++++ Data excerpt ++++

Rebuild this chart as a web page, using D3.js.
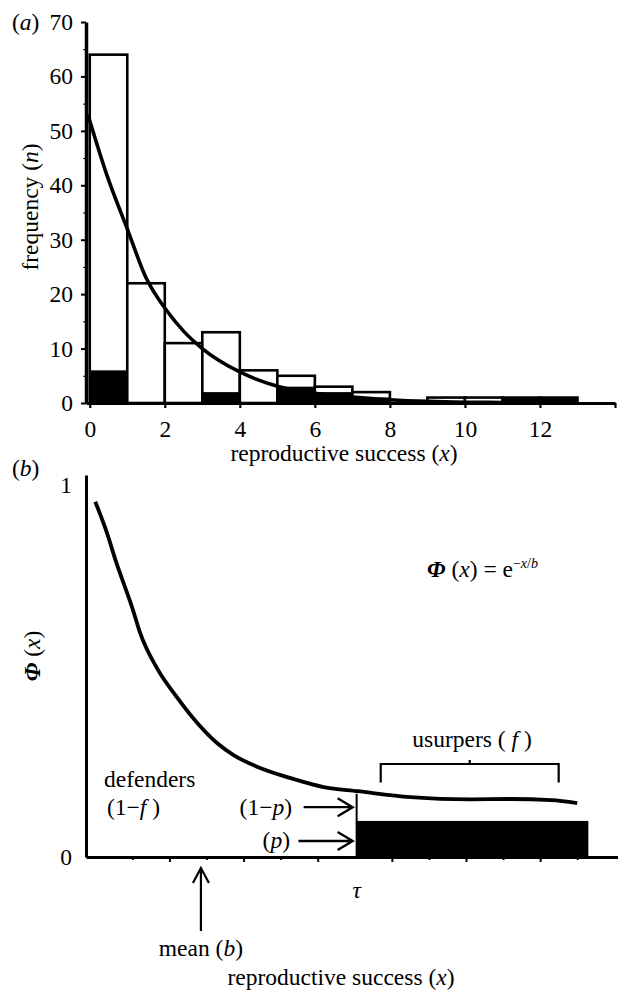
<!DOCTYPE html>
<html>
<head>
<meta charset="utf-8">
<script src="https://cdn.jsdelivr.net/npm/d3@7"></script>
<style>
  body { margin: 0; background: #fff; }
</style>
</head>
<body>
<div id="chart"></div>
<script>
// ---- data, panel (a) ----
var successBins = [0, 1, 2, 3, 4, 5, 6, 7, 8, 9, 10, 11, 12];
var totalCounts = [64, 22, 11, 13, 6, 5, 3, 2, 0, 1, 1, 1, 1];
var usurperCounts = [6, 0, 0, 2, 0, 3, 2, 1, 0, 0, 0, 1, 1];
var fitX = [-0.05, 0.45, 1.0, 1.5, 2.05, 2.5, 3.0, 4.0, 5.05, 6, 7, 8, 9, 10, 11, 12];
var fitY = [53, 42, 32, 23, 17, 13.2, 10, 5.7, 3, 1.8, 1.1, 0.6, 0.3, 0.15, 0.1, 0.05];
var xTicksA = [0, 2, 4, 6, 8, 10, 12];
var yTicksA = [0, 10, 20, 30, 40, 50, 60, 70];

// ---- data, panel (b) ----
var phiX = [0, 0.32, 0.54, 1.03, 1.2, 1.68, 2.2, 2.8, 3.3, 3.73, 4.38, 5.27, 6.16, 7.08, 8.5, 10.1, 11.2, 12.3, 13.0];
var phiY = [0.955, 0.87, 0.8, 0.66, 0.605, 0.505, 0.43, 0.355, 0.305, 0.274, 0.242, 0.212, 0.188, 0.177, 0.161, 0.155, 0.156, 0.153, 0.145];
var tau = 7.05;
var tauLineTop = 0.17;
var pBlock = [7.05, 13.3];
var pHeight = 0.097;
var meanB = 2.85;
var usurperBracket = [7.7, 12.5];
var arrowLevels = [0.134, 0.043];
var yTicksB = [0, 1];

var width = 618, height = 991;
var fontSize = 23.5;
var serif = "'Liberation Serif', 'Times New Roman', Times, serif";

var svg = d3.select("#chart")
  .append("svg")
    .attr("width", width)
    .attr("height", height)
    .attr("font-family", serif)
    .attr("font-size", fontSize);

function label(x, y, html, anchor) {
  return svg.append("text")
    .attr("x", x).attr("y", y)
    .attr("text-anchor", anchor || "start")
    .attr("font-family", serif)
    .attr("font-size", fontSize)
    .html(html);
}

// ================= panel (a) =================
var xA = d3.scaleLinear().domain([-0.1, 14]).range([86, 615]);
var yA = d3.scaleLinear().domain([0, 70]).range([403, 22]);

var gA = svg.append("g");

// bars (total)
gA.selectAll(".bar")
  .data(successBins)
  .enter().append("rect")
    .attr("x", function(d) { return xA(d); })
    .attr("width", function(d) { return xA(d + 1) - xA(d); })
    .attr("y", function(d, i) { return yA(totalCounts[i]); })
    .attr("height", function(d, i) { return yA(0) - yA(totalCounts[i]); })
    .attr("fill", "#fff")
    .attr("stroke", "#000")
    .attr("stroke-width", 2.6);

// black part (usurpers)
gA.selectAll(".black")
  .data(successBins)
  .enter().append("rect")
    .attr("x", function(d) { return xA(d); })
    .attr("width", function(d) { return xA(d + 1) - xA(d); })
    .attr("y", function(d, i) { return yA(usurperCounts[i]); })
    .attr("height", function(d, i) { return yA(0) - yA(usurperCounts[i]); })
    .attr("fill", "#000");

// fitted curve
gA.append("path")
  .datum(d3.range(fitX.length))
  .attr("fill", "none")
  .attr("stroke", "#000")
  .attr("stroke-width", 3.6)
  .attr("stroke-linejoin", "round")
  .attr("d", d3.line()
    .curve(d3.curveMonotoneX)
    .x(function(i) { return xA(fitX[i]); })
    .y(function(i) { return yA(fitY[i]); }));

// Add Y axis
var yAxisA = gA.append("g")
  .attr("transform", "translate(86,0)")
  .call(d3.axisLeft(yA).tickValues(yTicksA).tickSize(5).tickSizeOuter(0).tickPadding(8))
  .attr("font-family", serif).attr("font-size", fontSize);
yAxisA.select(".domain").attr("stroke-width", 3.5);
yAxisA.selectAll(".tick line").attr("stroke-width", 2);
gA.append("g")
  .attr("transform", "translate(86,0)")
  .call(d3.axisLeft(yA).tickValues([5, 15, 25, 35, 45, 55, 65]).tickSize(3).tickFormat(""))
  .call(function(g) { g.select(".domain").remove(); });

// Add X axis
var xAxisA = gA.append("g")
  .attr("transform", "translate(0," + yA(0) + ")")
  .call(d3.axisBottom(xA).tickValues(xTicksA).tickSize(5).tickSizeOuter(0).tickPadding(12))
  .attr("font-family", serif).attr("font-size", fontSize);
xAxisA.select(".domain").attr("stroke-width", 3);
xAxisA.selectAll(".tick line").attr("stroke-width", 2.2);
gA.append("g")
  .attr("transform", "translate(0," + yA(0) + ")")
  .call(d3.axisBottom(xA).tickValues([14]).tickSize(5).tickFormat(""))
  .call(function(g) { g.select(".domain").remove(); g.selectAll("line").attr("stroke-width", 2.2); });

// labels
label(12, 30, '(<tspan font-style="italic">a</tspan>)');
svg.append("text")
  .attr("transform", "translate(38,207) rotate(-90)")
  .attr("text-anchor", "middle")
  .attr("font-family", serif).attr("font-size", fontSize)
  .html('frequency (<tspan font-style="italic">n</tspan>)');
label(344, 461, 'reproductive success (<tspan font-style="italic">x</tspan>)', "middle");

// ================= panel (b) =================
var xB = d3.scaleLinear().domain([-0.25, 14.1]).range([86, 618]);
var yB = d3.scaleLinear().domain([0, 1.027]).range([857, 475]);

var gB = svg.append("g");

// p block
gB.append("rect")
  .attr("x", xB(pBlock[0]))
  .attr("width", xB(pBlock[1]) - xB(pBlock[0]))
  .attr("y", yB(pHeight))
  .attr("height", yB(0) - yB(pHeight))
  .attr("fill", "#000");

// tau line
gB.append("line")
  .attr("x1", xB(tau)).attr("x2", xB(tau))
  .attr("y1", yB(0)).attr("y2", yB(tauLineTop))
  .attr("stroke", "#000").attr("stroke-width", 2);

// phi curve
gB.append("path")
  .datum(d3.range(phiX.length))
  .attr("fill", "none")
  .attr("stroke", "#000")
  .attr("stroke-width", 3.8)
  .attr("stroke-linejoin", "round")
  .attr("d", d3.line()
    .curve(d3.curveMonotoneX)
    .x(function(i) { return xB(phiX[i]); })
    .y(function(i) { return yB(phiY[i]); }));

// Add Y axis
var yAxisB = gB.append("g")
  .attr("transform", "translate(86,0)")
  .call(d3.axisLeft(yB).tickValues(yTicksB).tickFormat(d3.format("d")).tickSize(0).tickSizeOuter(0).tickPadding(14))
  .attr("font-family", serif).attr("font-size", fontSize);
yAxisB.select(".domain").attr("stroke-width", 3);

// Add X axis (no labels)
var xAxisB = gB.append("g")
  .attr("transform", "translate(0," + yB(0) + ")")
  .call(d3.axisBottom(xB).tickValues([2, 4, 6, 8, 10, 12]).tickSize(5).tickSizeOuter(0).tickFormat(""));
xAxisB.select(".domain").attr("stroke-width", 3);
xAxisB.selectAll(".tick line").attr("stroke-width", 2);
gB.append("g")
  .attr("transform", "translate(0," + yB(0) + ")")
  .call(d3.axisBottom(xB).tickValues([1, 3, 5, 9, 11, 13]).tickSize(3).tickFormat(""))
  .call(function(g) { g.select(".domain").remove(); g.selectAll("line").attr("stroke-width", 2); });

// usurpers bracket
var brY = yB(0.25), brDrop = yB(0.2);
var brMid = xB((usurperBracket[0] + usurperBracket[1]) / 2);
gB.append("path")
  .attr("fill", "none").attr("stroke", "#000").attr("stroke-width", 2.2)
  .attr("d", "M" + xB(usurperBracket[0]) + "," + brDrop + "V" + brY +
             "H" + xB(usurperBracket[1]) + "V" + brDrop +
             "M" + brMid + "," + brY + "V" + (brY - 4));

// horizontal arrows (1-p) and (p)
var arrowStart = [5.62, 5.48];
arrowLevels.forEach(function(v, i) {
  var x0 = xB(arrowStart[i]), x1 = xB(tau) - 4, yy = yB(v);
  gB.append("path")
    .attr("fill", "none").attr("stroke", "#000").attr("stroke-width", 2.4)
    .attr("d", "M" + x0 + "," + yy + "H" + x1 +
               "M" + (x1 - 15) + "," + (yy - 9) + "L" + x1 + "," + yy + "L" + (x1 - 15) + "," + (yy + 9));
});

// mean arrow
var mx = xB(meanB), tipY = yB(0) + 11, tailY = yB(0) + 74;
gB.append("path")
  .attr("fill", "none").attr("stroke", "#000").attr("stroke-width", 2.2)
  .attr("d", "M" + mx + "," + tailY + "V" + tipY +
             "M" + (mx - 8) + "," + (tipY + 15) + "L" + mx + "," + tipY + "L" + (mx + 8) + "," + (tipY + 15));

// text
label(12, 476, '(<tspan font-style="italic">b</tspan>)');
svg.append("text")
  .attr("transform", "translate(40,656) rotate(-90)")
  .attr("text-anchor", "middle")
  .attr("font-family", serif).attr("font-size", fontSize)
  .html('<tspan font-style="italic" font-weight="bold">Φ</tspan> (<tspan font-style="italic">x</tspan>)');
label(427, 577, '<tspan font-style="italic" font-weight="bold">Φ</tspan> (<tspan font-style="italic">x</tspan>) = e<tspan dy="-9" font-size="14">−<tspan font-style="italic">x</tspan>/<tspan font-style="italic">b</tspan></tspan>');
label(472, 747, 'usurpers ( <tspan font-style="italic">f</tspan> )', "middle");
label(104, 787, 'defenders');
label(107, 815, '(1−<tspan font-style="italic">f</tspan> )');
label(292, 815, '(1−<tspan font-style="italic">p</tspan>)', "end");
label(290, 848, '(<tspan font-style="italic">p</tspan>)', "end");
label(xB(tau), 898, '<tspan font-style="italic">τ</tspan>', "middle");
label(mx, 956, 'mean (<tspan font-style="italic">b</tspan>)', "middle");
label(341, 985, 'reproductive success (<tspan font-style="italic">x</tspan>)', "middle");
</script>
</body>
</html>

++++

_Task objective_
Without the pictures, return the listing above from its first line through the line that has "Serif', 'Times New".

_Result of this exercise_
Rebuild this chart as a web page, using D3.js.
<!DOCTYPE html>
<html>
<head>
<meta charset="utf-8">
<script src="https://cdn.jsdelivr.net/npm/d3@7"></script>
<style>
  body { margin: 0; background: #fff; }
</style>
</head>
<body>
<div id="chart"></div>
<script>
// ---- data, panel (a) ----
var successBins = [0, 1, 2, 3, 4, 5, 6, 7, 8, 9, 10, 11, 12];
var totalCounts = [64, 22, 11, 13, 6, 5, 3, 2, 0, 1, 1, 1, 1];
var usurperCounts = [6, 0, 0, 2, 0, 3, 2, 1, 0, 0, 0, 1, 1];
var fitX = [-0.05, 0.45, 1.0, 1.5, 2.05, 2.5, 3.0, 4.0, 5.05, 6, 7, 8, 9, 10, 11, 12];
var fitY = [53, 42, 32, 23, 17, 13.2, 10, 5.7, 3, 1.8, 1.1, 0.6, 0.3, 0.15, 0.1, 0.05];
var xTicksA = [0, 2, 4, 6, 8, 10, 12];
var yTicksA = [0, 10, 20, 30, 40, 50, 60, 70];

// ---- data, panel (b) ----
var phiX = [0, 0.32, 0.54, 1.03, 1.2, 1.68, 2.2, 2.8, 3.3, 3.73, 4.38, 5.27, 6.16, 7.08, 8.5, 10.1, 11.2, 12.3, 13.0];
var phiY = [0.955, 0.87, 0.8, 0.66, 0.605, 0.505, 0.43, 0.355, 0.305, 0.274, 0.242, 0.212, 0.188, 0.177, 0.161, 0.155, 0.156, 0.153, 0.145];
var tau = 7.05;
var tauLineTop = 0.17;
var pBlock = [7.05, 13.3];
var pHeight = 0.097;
var meanB = 2.85;
var usurperBracket = [7.7, 12.5];
var arrowLevels = [0.134, 0.043];
var yTicksB = [0, 1];

var width = 618, height = 991;
var fontSize = 23.5;
var serif = "'Liberation Serif', 'Times New Roman', Times, serif";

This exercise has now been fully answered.